Trick for Markdown Live Preview:

pip install -U markdown_live_preview

mlp README.md -p 8076

Accessibility

We are committed to making Ion accessible. If you face any accessibility issues or have recommendations for improvement, please feel free to fill out an issue!

Version

1.1.0

Acknowledgments

I have been trying (and failing) to build this for over a decade, and we finally have all the core pieces of the puzzle to make it possible at the level I envisioned:

  • Voice User Interface
    • Speech-to-Text
    • Text-to-Speech
    • Keyword Spotting
  • Conversational User Interface
    • Large Language Models
    • Function Calling
  • Hardware
    • IoT

These six ingredients make the magic happen, and beyond this point, it's all about continuing to improve the underlying technology and build on top of it. The puzzle for the first chapter has been solved, and although this is probably just an early glimpse of what the future holds for us, I'm thrilled about the possibilities.

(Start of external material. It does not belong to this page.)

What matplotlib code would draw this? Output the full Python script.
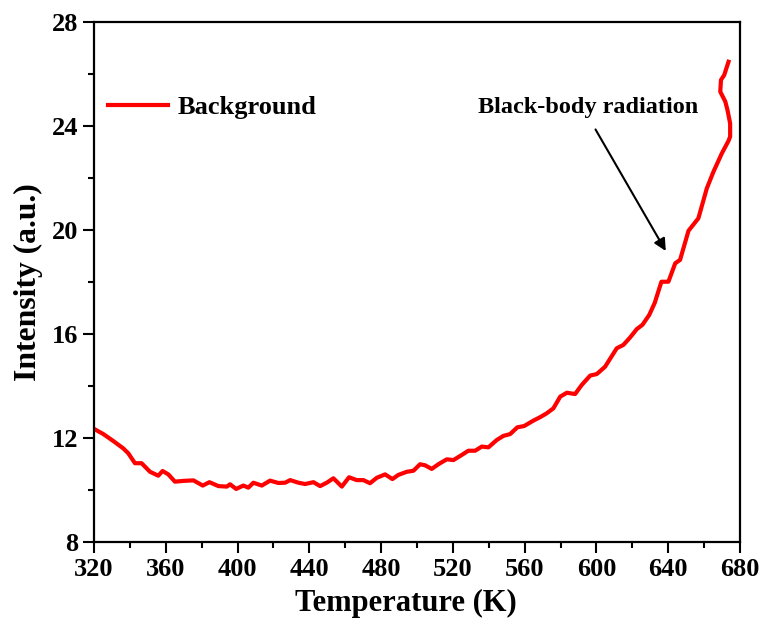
import matplotlib
matplotlib.use("Agg")
import matplotlib.pyplot as plt
from matplotlib.ticker import MultipleLocator

plt.rcParams['font.family'] = 'Liberation Serif'
plt.rcParams['font.weight'] = 'bold'

# background curve (temperature in K, intensity in a.u.)
temp = [320, 325.2, 330.8, 336.3, 339.1, 342.8, 346.5, 351.2, 355.8, 358.2,
        361.4, 365.1, 369.8, 375.4, 380.6, 384.3, 389.3, 394.0, 395.8, 399.2,
        403.2, 406.0, 408.8, 413.5, 418.1, 422.7, 426.5, 429.3, 433.9, 437.6,
        442.3, 446.0, 449.7, 453.4, 458.1, 462.1, 466.4, 470.1, 473.8, 477.6,
        482.2, 486.3, 489.6, 494.3, 498.0, 501.7, 504.5, 508.2, 511.9, 516.6,
        520.3, 525.0, 528.6, 532.4, 536.1, 539.8, 544.4, 548.1, 551.9, 555.9,
        559.7, 564.9, 568.6, 572.3, 576.0, 579.8, 583.5, 588.1, 591.8, 596.5,
        600.2, 604.8, 611.3, 615.0, 618.8, 622.5, 625.6, 629.4, 632.5, 636.2,
        640.1, 643.9, 646.6, 651.3, 656.8, 661.5, 665.2, 669.9, 673.6, 674.5,
        674.5, 673.0, 671.8, 669.0, 669.4, 671.2, 673.6]
intensity = [12.35, 12.15, 11.88, 11.6, 11.41, 11.03, 11.03, 10.7, 10.55, 10.73,
             10.6, 10.32, 10.35, 10.37, 10.17, 10.3, 10.15, 10.13, 10.22, 10.04,
             10.17, 10.09, 10.28, 10.17, 10.36, 10.27, 10.28, 10.38, 10.28, 10.23,
             10.3, 10.15, 10.28, 10.45, 10.13, 10.49, 10.38, 10.38, 10.26, 10.47,
             10.6, 10.42, 10.58, 10.7, 10.74, 10.99, 10.95, 10.81, 10.99, 11.18,
             11.15, 11.35, 11.51, 11.51, 11.67, 11.64, 11.92, 12.08, 12.15, 12.41,
             12.46, 12.67, 12.8, 12.95, 13.14, 13.59, 13.74, 13.69, 14.04, 14.4,
             14.46, 14.74, 15.45, 15.58, 15.87, 16.19, 16.35, 16.73, 17.2, 18.01,
             18.01, 18.72, 18.85, 19.97, 20.45, 21.6, 22.24, 22.95, 23.43, 23.59,
             24.1, 24.62, 24.94, 25.32, 25.77, 25.96, 26.47]

fig = plt.figure(figsize=(7.67, 6.30), dpi=100)
ax = fig.add_axes([0.1226, 0.1397, 0.8422, 0.8254])

ax.plot(temp, intensity, color='#ff0000', lw=3.0, label='Background')

ax.set_xlim(320, 680)
ax.set_ylim(8, 28)
ax.xaxis.set_major_locator(MultipleLocator(40))
ax.xaxis.set_minor_locator(MultipleLocator(20))
ax.yaxis.set_major_locator(MultipleLocator(4))
ax.yaxis.set_minor_locator(MultipleLocator(2))
ax.tick_params(which='major', direction='out', length=8, width=1.5, labelsize=19)
ax.tick_params(which='minor', direction='out', length=4, width=1.5)
for s in ax.spines.values():
    s.set_linewidth(1.6)

ax.set_xlabel('Temperature (K)', fontsize=22, fontweight='bold', labelpad=6)
ax.xaxis.label.set_x(0.483)
ax.set_ylabel('Intensity (a.u.)', fontsize=22.8, fontweight='bold', labelpad=6)

ax.legend(loc='upper left', bbox_to_anchor=(-0.0155, 0.9035), frameon=False,
          fontsize=19, handlelength=2.3, handletextpad=0.35)

ax.annotate('', xy=(639.4, 19.1), xytext=(598.7, 23.96),
            arrowprops=dict(arrowstyle='-|>', color='black', lw=1.5, mutation_scale=18))
ax.text(595.4, 24.7, 'Black-body radiation', ha='center', va='center',
        fontsize=17.5, fontweight='bold')

fig.savefig('out.png', dpi=100)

That being said, over the years of my attempts, I want to acknowledge three main projects that along the way gave me hope for the future:

Disclaimer

This is an experimental, early-stage project. Ion may be dangerous, so be careful with what you try to build; it could execute destructive actions on your computer. Also, be mindful of your budget: Ensure you monitor and budget for whatever provider you are using. Ion may produce unexpectedly lengthy content or infinite/too-long loops that could cause your costs to skyrocket.

This software is distributed under the MIT License, which includes a disclaimer of warranty. Furthermore, the authors assume no responsibility for any damage or costs that may arise from the use of this experimental, early-stage project. Use Ion at your own risk.